Gold’s safe-haven appeal is surging again. Rebekah McMillan, Associate Portfolio Manager at Neuberger, examines how record central-bank buying—led by China, Turkey and India—alongside fiscal strain and tighter supply, is reinforcing gold’s role as a neutral, liquid hedge amid volatile yields and shifting global reserves.
Could you specify the scale of recent purchases relative to the global gold market volume – and which regions are particularly dominant in this trend?
Central banks have sustained record net purchases of over a thousand tonnes in each of 2022, 2023 and 2024, more than double the average pace of the prior decade. That buying now accounts for 20% or so of annual physical demand, which has supported price rises despite the market’s daily liquidity remaining vast. Geographically, the structural demand has shifted decisively eastward: China has been the largest buyer, adding persistently to gold reserves, as have Turkey and India amongst other regions. The sustained purchasing has been driven primarily to diversify reserves, reduce reliance on the US dollar, and hedge geopolitical and financial risks. Gold’s lack of default risk, high liquidity, and ‘neutral’ status among reserve assets make it attractive for official portfolios, especially after Russia’s 2022 sanctions highlighted vulnerabilities in dollar‑centric reserves.
How does the shift towards fiscal dominance and the resulting pressure on the long end of global yield curves influence the relative attractiveness of gold compared to government bonds as a ‘safe haven’?
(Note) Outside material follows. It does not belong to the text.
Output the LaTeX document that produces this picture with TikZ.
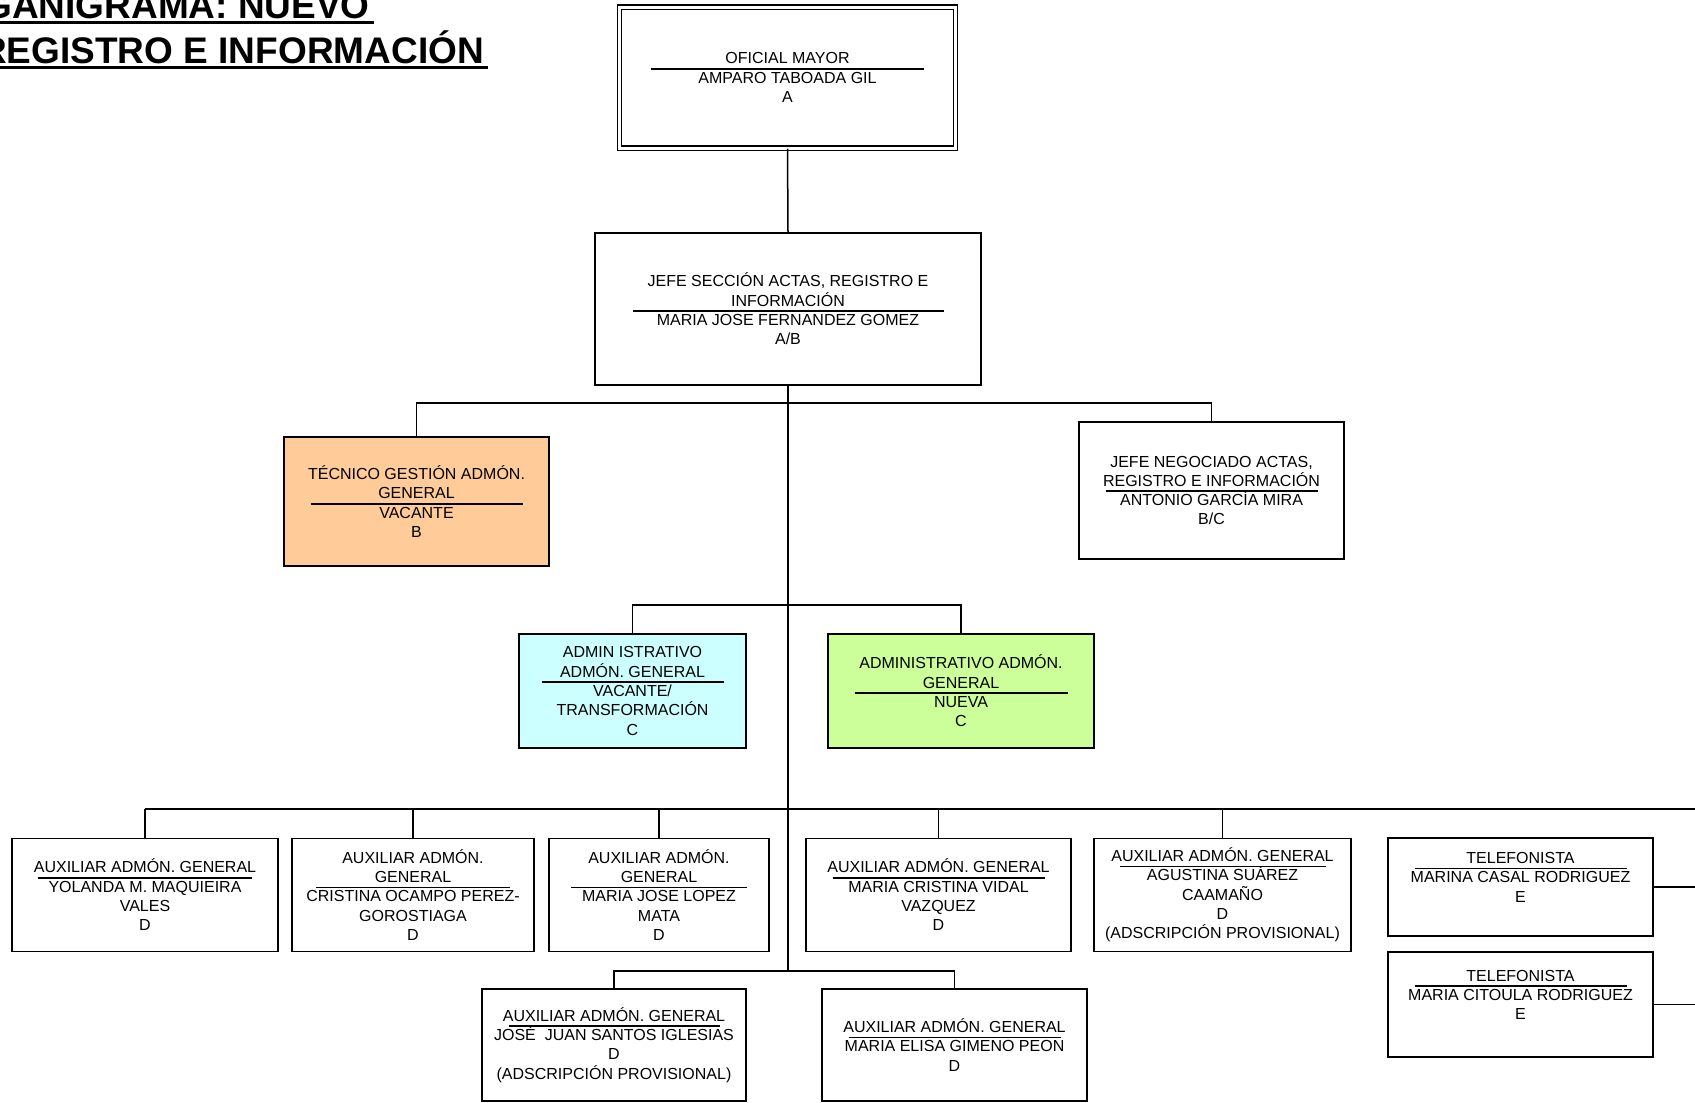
\documentclass[tikz,border=0pt]{standalone}
\usepackage{fontspec}
\setmainfont{Liberation Sans}
\usetikzlibrary{calc}

\definecolor{durazno}{HTML}{FFCC99}
\definecolor{celeste}{HTML}{CCFFFF}
\definecolor{pistacho}{HTML}{CCFF99}

% text of the boxes, and rule between post and holder
\newcommand{\cajafont}{\fontsize{16}{19.3}\selectfont\lineskiplimit=-100pt\relax}
\newcommand{\orgsep}[1]{\\[-13.5pt]\rule{#1pt}{1.7pt}\\[-5.8pt]}

\begin{document}
\begin{tikzpicture}[x=1pt,y=-1pt,
  puesto/.style 2 args={draw, line width=1.5pt, fill=white, align=center, inner sep=0pt,
    minimum width=#1pt, minimum height=#2pt, font=\cajafont},
  enlace/.style={line width=1.5pt},
  tronco/.style={line width=2.8pt},
  titulo/.style={font=\fontsize{37}{40}\selectfont\bfseries, inner sep=0pt, anchor=base east}]

\useasboundingbox (0,0) rectangle (1695,1103);
\fill[white] (0,0) rectangle (1695,1103);
\clip (0,0) rectangle (1695,1103);

\coordinate (bar1) at (788,403);
\coordinate (bar2) at (788,605);
\coordinate (bar3) at (788,809);
\coordinate (bar4) at (788,971);
\coordinate (borde) at (1695,809);

% title
\node[titulo] (tit1) at (370,18) {GANIGRAMA: NUEVO};
\node[titulo] (tit2) at (484,63) {REGISTRO E INFORMACIÓN};
\draw[line width=2.8pt] ([yshift=-4.5pt]tit1.base west) -- ([yshift=-4.5pt,xshift=4pt]tit1.base east);
\draw[line width=2.8pt] ([yshift=-4.5pt]tit2.base west) -- ([yshift=-4.5pt,xshift=4pt]tit2.base east);

% posts
\node[puesto={336}{141}, double, double distance=3pt, line width=1.4pt] (ofmayor) at (787.5,77.5)
  {OFICIAL MAYOR\orgsep{273}AMPARO TABOADA GIL\\A};
\node[puesto={386}{152}] (jefesec) at (788,309)
  {JEFE SECCIÓN ACTAS, REGISTRO E\\INFORMACIÓN\orgsep{311}MARIA JOSE FERNANDEZ GOMEZ\\A/B};
\node[puesto={265}{129}, fill=durazno] (tecnico) at (416.5,501.5)
  {TÉCNICO GESTIÓN ADMÓN.\\GENERAL\orgsep{212}VACANTE\\B};
\node[puesto={265}{137}] (jefeneg) at (1211.5,490.5)
  {JEFE NEGOCIADO ACTAS,\\REGISTRO E INFORMACIÓN\orgsep{212}ANTONIO GARCÍA MIRA\\B/C};
\node[puesto={227}{114}, fill=celeste] (adminis) at (632.5,691)
  {ADMIN ISTRATIVO\\ADMÓN. GENERAL\orgsep{182}VACANTE/\\TRANSFORMACIÓN\\C};
\node[puesto={266}{114}, fill=pistacho] (administ) at (961,691)
  {ADMINISTRATIVO ADMÓN.\\GENERAL\orgsep{213}NUEVA\\C};

\node[puesto={266}{113}] (aux1) at (145,895)
  {AUXILIAR ADMÓN. GENERAL\orgsep{213}YOLANDA M. MAQUIEIRA\\VALES\\D};
\node[puesto={242}{113}] (aux2) at (413,895)
  {AUXILIAR ADMÓN.\\GENERAL\orgsep{194}CRISTINA OCAMPO PEREZ-\\GOROSTIAGA\\D};
\node[puesto={220}{113}] (aux3) at (659,895)
  {AUXILIAR ADMÓN.\\GENERAL\orgsep{176}MARIA JOSE LOPEZ\\MATA\\D};
\node[puesto={265}{113}] (aux4) at (938.5,895)
  {AUXILIAR ADMÓN. GENERAL\orgsep{212}MARIA CRISTINA VIDAL\\VAZQUEZ\\D};
\node[puesto={257}{113}] (aux5) at (1222.5,895)
  {AUXILIAR ADMÓN. GENERAL\orgsep{206}AGUSTINA SUÁREZ\\CAAMAÑO\\D\\(ADSCRIPCIÓN PROVISIONAL)};
\node[puesto={265}{98}] (tel1) at (1520.5,887)
  {TELEFONISTA\orgsep{212}MARINA CASAL RODRIGUEZ\\E\\\mbox{}};
\node[puesto={265}{105}] (tel2) at (1520.5,1004.5)
  {TELEFONISTA\orgsep{212}MARIA CITOULA RODRIGUEZ\\E\\\mbox{}};
\node[puesto={264}{112}] (aux6) at (614,1045)
  {AUXILIAR ADMÓN. GENERAL\orgsep{211}JOSÉ~~JUAN SANTOS IGLESIAS\\D\\(ADSCRIPCIÓN PROVISIONAL)};
\node[puesto={265}{112}] (aux7) at (954.5,1045)
  {AUXILIAR ADMÓN. GENERAL\orgsep{212}MARIA ELISA GIMENO PEON\\D};

% connectors
\draw[enlace] (ofmayor.south) -- (jefesec.north);
\draw[enlace] (tecnico.north) |- (bar1) -| (jefeneg.north);
\draw[enlace] (adminis.north) |- (bar2) -| (administ.north);
\draw[enlace] (aux1.north |- bar3) -- (bar3);
\draw[tronco, line width=2.2pt] (bar3) -- (borde);
\foreach \n in {aux1,aux2,aux3,aux4,aux5}
  \draw[enlace] (\n.north) -- (\n.north |- bar3);
\draw[enlace] (tel1.east) -- (tel1.east -| borde);
\draw[enlace] (tel2.east) -- (tel2.east -| borde);
\draw[enlace] (aux6.north) |- (bar4) -| (aux7.north);
\draw[tronco] (jefesec.south) -- (bar4);

\end{tikzpicture}
\end{document}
The shift toward fiscal dominance, where persistent deficits and heavy sovereign issuance shape monetary conditions, is lifting term premia and destabilizing the long end of yield curves, diminishing the previously ‘safe‑haven’ qualities of government bonds by exposing investors to greater duration/ interest rate risk and mark‑to‑market volatility.
Despite higher real yields, investors have been turning to gold as a ‘safe haven’ and real store of value in the face of inflation uncertainty and policy credibility, gold’s global neutrality and lack of default risk enhance its relative appeal as a hedge against fiscal and geopolitical stress.
In a tight physical gold market, where do you currently see the most significant bottlenecks on the supply side – and for how long could this scarcity structurally support prices?
Physical tightness in gold is being reinforced by supply‑side frictions that are slow to resolve. Mine output growth is marginal, with declining grades, permitting and ESG constraints, implying multi‑year lead times for any meaningful capacity additions. Sanctions‑driven rerouting, pertaining to Russia have added frictions and costs to physical flows, contributing to regional premiums. Taken together, these bottlenecks can underpin a scarcity premium for several years. It is important to highlight though, that the dominant price driver is still the broader macro picture and demand, the inelasticity of supply and market tightness just helps set the floor.
What role do other commodities play as diversifiers in practice?
As discussed, gold is the largest holding in our commodities strategy, near 18% of the total fund. Broad commodities, including gold, tend to do better when inflation surprises to the upside though importantly each commodity market has unique characteristics, fundamental and technical drivers. Gold does better in more defensive environments – growth weakening – while cyclical commodities can be expected to do better in higher growth environments. We therefore like to utilize a broad basket of commodities, which is dynamically managed, and scarcity rather than production weighted, for a strategic exposure which diversifies across different macroeconomic regimes.
Which indicators guide your decisions to increase or reduce your long position (of around 1.5 percent) – and how high could the tactical allocation rise in extreme scenarios?
On the multi-asset team, we are scaling risk on macro, flow and price signals. For our gold position, US real yields is an important anchor, and we are closely watching term premia and curve steepening which has aided Golds recent breakout. Over the last 18 months we have added incrementally to positioning on small sell-offs as financial conditions or inflation concerns ease. 1.5% represents a significant overweight, particularly given our constructive view on risk assets, though we could go acutely higher in a risk-off scenario.